Instruction ▸
Please transcribe the data that follows without the pictures, keeping every word the same.

╭──

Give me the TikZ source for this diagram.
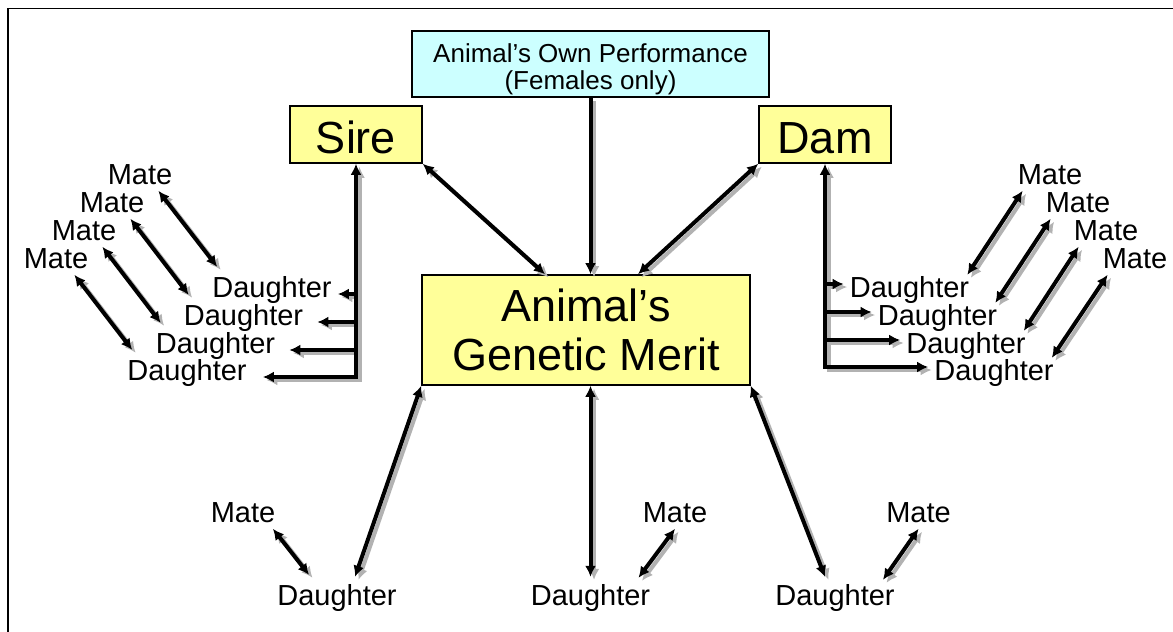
\documentclass[tikz,border=0pt]{standalone}
\usepackage{fontspec}
\setmainfont{Liberation Sans}
\usetikzlibrary{arrows.meta}
\definecolor{boxyellow}{HTML}{FFFF99}
\definecolor{boxcyan}{HTML}{CCFFFF}
\tikzset{
	box/.style={draw, line width=1.6pt, fill=boxyellow, inner sep=0pt},
	word/.style={inner sep=2pt, font=\fontsize{29}{32}\selectfont},
	link/.style={line width=4pt, >={Latex[length=11pt,width=11pt]},
		preaction={draw=gray!60, line width=4pt, transform canvas={shift={(3.5pt,-3pt)}}}}
}
\begin{document}
\begin{tikzpicture}[x=1pt,y=-1pt]
		\useasboundingbox (0,0) rectangle (1173,632);
		\draw[line width=1.6pt] (8,650) -- (8,8.5) -- (1190,8.5);
		%
		\node (perf)[box, fill=boxcyan, minimum width=357pt, minimum height=66pt, align=center, font=\fontsize{26}{27}\selectfont] at (590.5,64) {\rule{0pt}{29pt}Animal's Own Performance\\(Females only)};
		\node (sire)[box, minimum width=132pt, minimum height=57pt, text height=37pt, text depth=0pt, font=\fontsize{45}{49}\selectfont] at (356,134.5) {Sire};
		\node (dam)[box, minimum width=132pt, minimum height=57pt, text height=37pt, text depth=0pt, font=\fontsize{45}{49}\selectfont] at (825,134.5) {Dam};
		\node (merit)[box, minimum width=328pt, minimum height=110pt, align=center, font=\fontsize{45}{49}\selectfont] at (586,330) {Animal's\\Genetic Merit};
		%
		\node (sm1)[word] at (140,174.5) {Mate};
		\node (sm2)[word] at (112,202.5) {Mate};
		\node (sm3)[word] at (84,230.5) {Mate};
		\node (sm4)[word] at (56,258.5) {Mate};
		\node (sd1)[word] at (272,289.5) {Daughter};
		\node (sd2)[word] at (243.5,317.5) {Daughter};
		\node (sd3)[word] at (215.5,345.5) {Daughter};
		\node (sd4)[word] at (187,372.5) {Daughter};
		%
		\node (dm1)[word] at (1050,174.5) {Mate};
		\node (dm2)[word] at (1078,202.5) {Mate};
		\node (dm3)[word] at (1106,230.5) {Mate};
		\node (dm4)[word] at (1135,258.5) {Mate};
		\node (dd1)[word] at (909.5,289.5) {Daughter};
		\node (dd2)[word] at (937.5,317.5) {Daughter};
		\node (dd3)[word] at (966,345.5) {Daughter};
		\node (dd4)[word] at (994,372.5) {Daughter};
		%
		\node (bm1)[word] at (243,512.5) {Mate};
		\node (bm2)[word] at (675,512.5) {Mate};
		\node (bm3)[word] at (918.5,512.5) {Mate};
		\node (bd1)[word] at (337,597.5) {Daughter};
		\node (bd2)[word] at (590.5,597.5) {Daughter};
		\node (bd3)[word] at (835,597.5) {Daughter};
		%
		\draw[link,->] (perf.south) -- (perf.south |- merit.north);
		\draw[link,<->] (sire.south east) -- ([xshift=-41pt]merit.north);
		\draw[link,<->] (dam.south west) -- ([xshift=52pt]merit.north);
		\draw[link,<->] (merit.south west) -- ([xshift=18pt,yshift=5pt]bd1.north);
		\draw[link,<->] (bd2.north |- merit.south) -- ([yshift=5pt]bd2.north);
		\draw[link,<->] (merit.south east) -- ([xshift=-10pt,yshift=5pt]bd3.north);
		\draw[link,<->] ([xshift=-4.5pt,yshift=-4pt]bm1.south east) -- ([xshift=-28pt,yshift=7pt]bd1.north);
		\draw[link,<->] ([yshift=-4pt]bm2.south) -- ([xshift=48pt,yshift=4pt]bd2.north);
		\draw[link,<->] ([yshift=-4pt]bm3.south) -- ([xshift=48pt,yshift=2pt]bd3.north);
		%
		\coordinate (st1) at ([xshift=4pt,yshift=-4.5pt]sd1.east);
		\coordinate (st2) at ([xshift=12pt,yshift=-4.5pt]sd2.east);
		\coordinate (st3) at ([xshift=12pt,yshift=-4.5pt]sd3.east);
		\coordinate (st4) at ([xshift=14pt,yshift=-4.5pt]sd4.east);
		\draw[link,->] (sire.south |- st1) -- (st1);
		\draw[link,->] (sire.south |- st2) -- (st2);
		\draw[link,->] (sire.south |- st3) -- (st3);
		\draw[link,<->] (sire.south) |- (st4);
		\draw[link,<->] ([xshift=-16pt,yshift=-4pt]sm1.south east) -- ([xshift=7pt,yshift=7pt]sd1.north west);
		\draw[link,<->] ([xshift=-16pt,yshift=-4pt]sm2.south east) -- ([xshift=7pt,yshift=7pt]sd2.north west);
		\draw[link,<->] ([xshift=-16pt,yshift=-4pt]sm3.south east) -- ([xshift=7pt,yshift=7pt]sd3.north west);
		\draw[link,<->] ([xshift=-16pt,yshift=-4pt]sm4.south east) -- ([xshift=7pt,yshift=7pt]sd4.north west);
		%
		\coordinate (dt1) at ([xshift=-4pt,yshift=5.5pt]dd1.west);
		\coordinate (dt2) at ([xshift=-4pt,yshift=5.5pt]dd2.west);
		\coordinate (dt3) at ([xshift=-4pt,yshift=5.5pt]dd3.west);
		\coordinate (dt4) at ([xshift=-4pt,yshift=5.5pt]dd4.west);
		\draw[link,<->] (dam.south) |- (dt4);
		\draw[link,->] (dam.south |- dt1) -- (dt1);
		\draw[link,->] (dam.south |- dt2) -- (dt2);
		\draw[link,->] (dam.south |- dt3) -- (dt3);
		\draw[link,<->] ([xshift=7pt,yshift=-4pt]dm1.south west) -- ([xshift=-4pt,yshift=-1pt]dd1.north east);
		\draw[link,<->] ([xshift=7pt,yshift=-4pt]dm2.south west) -- ([xshift=-4pt,yshift=-1pt]dd2.north east);
		\draw[link,<->] ([xshift=7pt,yshift=-4pt]dm3.south west) -- ([xshift=-4pt,yshift=-1pt]dd3.north east);
		\draw[link,<->] ([xshift=7pt,yshift=-4pt]dm4.south west) -- ([xshift=-4pt,yshift=-1pt]dd4.north east);
	\end{tikzpicture}
\end{document}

╰──

Solved exercise ▸
Give me the TikZ source for this diagram.
\documentclass[tikz,border=0pt]{standalone}
\usepackage{fontspec}
\setmainfont{Liberation Sans}
\usetikzlibrary{arrows.meta}
\definecolor{boxyellow}{HTML}{FFFF99}
\definecolor{boxcyan}{HTML}{CCFFFF}
\tikzset{
	box/.style={draw, line width=1.6pt, fill=boxyellow, inner sep=0pt},
	word/.style={inner sep=2pt, font=\fontsize{29}{32}\selectfont},
	link/.style={line width=4pt, >={Latex[length=11pt,width=11pt]},
		preaction={draw=gray!60, line width=4pt, transform canvas={shift={(3.5pt,-3pt)}}}}
}
\begin{document}
\begin{tikzpicture}[x=1pt,y=-1pt]
		\useasboundingbox (0,0) rectangle (1173,632);
		\draw[line width=1.6pt] (8,650) -- (8,8.5) -- (1190,8.5);
		%
		\node (perf)[box, fill=boxcyan, minimum width=357pt, minimum height=66pt, align=center, font=\fontsize{26}{27}\selectfont] at (590.5,64) {\rule{0pt}{29pt}Animal's Own Performance\\(Females only)};
		\node (sire)[box, minimum width=132pt, minimum height=57pt, text height=37pt, text depth=0pt, font=\fontsize{45}{49}\selectfont] at (356,134.5) {Sire};
		\node (dam)[box, minimum width=132pt, minimum height=57pt, text height=37pt, text depth=0pt, font=\fontsize{45}{49}\selectfont] at (825,134.5) {Dam};
		\node (merit)[box, minimum width=328pt, minimum height=110pt, align=center, font=\fontsize{45}{49}\selectfont] at (586,330) {Animal's\\Genetic Merit};
		%
		\node (sm1)[word] at (140,174.5) {Mate};
		\node (sm2)[word] at (112,202.5) {Mate};
		\node (sm3)[word] at (84,230.5) {Mate};
		\node (sm4)[word] at (56,258.5) {Mate};
		\node (sd1)[word] at (272,289.5) {Daughter};
		\node (sd2)[word] at (243.5,317.5) {Daughter};
		\node (sd3)[word] at (215.5,345.5) {Daughter};
		\node (sd4)[word] at (187,372.5) {Daughter};
		%
		\node (dm1)[word] at (1050,174.5) {Mate};
		\node (dm2)[word] at (1078,202.5) {Mate};
		\node (dm3)[word] at (1106,230.5) {Mate};
		\node (dm4)[word] at (1135,258.5) {Mate};
		\node (dd1)[word] at (909.5,289.5) {Daughter};
		\node (dd2)[word] at (937.5,317.5) {Daughter};
		\node (dd3)[word] at (966,345.5) {Daughter};
		\node (dd4)[word] at (994,372.5) {Daughter};
		%
		\node (bm1)[word] at (243,512.5) {Mate};
		\node (bm2)[word] at (675,512.5) {Mate};
		\node (bm3)[word] at (918.5,512.5) {Mate};
		\node (bd1)[word] at (337,597.5) {Daughter};
		\node (bd2)[word] at (590.5,597.5) {Daughter};
		\node (bd3)[word] at (835,597.5) {Daughter};
		%
		\draw[link,->] (perf.south) -- (perf.south |- merit.north);
		\draw[link,<->] (sire.south east) -- ([xshift=-41pt]merit.north);
		\draw[link,<->] (dam.south west) -- ([xshift=52pt]merit.north);
		\draw[link,<->] (merit.south west) -- ([xshift=18pt,yshift=5pt]bd1.north);
		\draw[link,<->] (bd2.north |- merit.south) -- ([yshift=5pt]bd2.north);
		\draw[link,<->] (merit.south east) -- ([xshift=-10pt,yshift=5pt]bd3.north);
		\draw[link,<->] ([xshift=-4.5pt,yshift=-4pt]bm1.south east) -- ([xshift=-28pt,yshift=7pt]bd1.north);
		\draw[link,<->] ([yshift=-4pt]bm2.south) -- ([xshift=48pt,yshift=4pt]bd2.north);
		\draw[link,<->] ([yshift=-4pt]bm3.south) -- ([xshift=48pt,yshift=2pt]bd3.north);
		%
		\coordinate (st1) at ([xshift=4pt,yshift=-4.5pt]sd1.east);
		\coordinate (st2) at ([xshift=12pt,yshift=-4.5pt]sd2.east);
		\coordinate (st3) at ([xshift=12pt,yshift=-4.5pt]sd3.east);
		\coordinate (st4) at ([xshift=14pt,yshift=-4.5pt]sd4.east);
		\draw[link,->] (sire.south |- st1) -- (st1);
		\draw[link,->] (sire.south |- st2) -- (st2);
		\draw[link,->] (sire.south |- st3) -- (st3);
		\draw[link,<->] (sire.south) |- (st4);
		\draw[link,<->] ([xshift=-16pt,yshift=-4pt]sm1.south east) -- ([xshift=7pt,yshift=7pt]sd1.north west);
		\draw[link,<->] ([xshift=-16pt,yshift=-4pt]sm2.south east) -- ([xshift=7pt,yshift=7pt]sd2.north west);
		\draw[link,<->] ([xshift=-16pt,yshift=-4pt]sm3.south east) -- ([xshift=7pt,yshift=7pt]sd3.north west);
		\draw[link,<->] ([xshift=-16pt,yshift=-4pt]sm4.south east) -- ([xshift=7pt,yshift=7pt]sd4.north west);
		%
		\coordinate (dt1) at ([xshift=-4pt,yshift=5.5pt]dd1.west);
		\coordinate (dt2) at ([xshift=-4pt,yshift=5.5pt]dd2.west);
		\coordinate (dt3) at ([xshift=-4pt,yshift=5.5pt]dd3.west);
		\coordinate (dt4) at ([xshift=-4pt,yshift=5.5pt]dd4.west);
		\draw[link,<->] (dam.south) |- (dt4);
		\draw[link,->] (dam.south |- dt1) -- (dt1);
		\draw[link,->] (dam.south |- dt2) -- (dt2);
		\draw[link,->] (dam.south |- dt3) -- (dt3);
		\draw[link,<->] ([xshift=7pt,yshift=-4pt]dm1.south west) -- ([xshift=-4pt,yshift=-1pt]dd1.north east);
		\draw[link,<->] ([xshift=7pt,yshift=-4pt]dm2.south west) -- ([xshift=-4pt,yshift=-1pt]dd2.north east);
		\draw[link,<->] ([xshift=7pt,yshift=-4pt]dm3.south west) -- ([xshift=-4pt,yshift=-1pt]dd3.north east);
		\draw[link,<->] ([xshift=7pt,yshift=-4pt]dm4.south west) -- ([xshift=-4pt,yshift=-1pt]dd4.north east);
	\end{tikzpicture}
\end{document}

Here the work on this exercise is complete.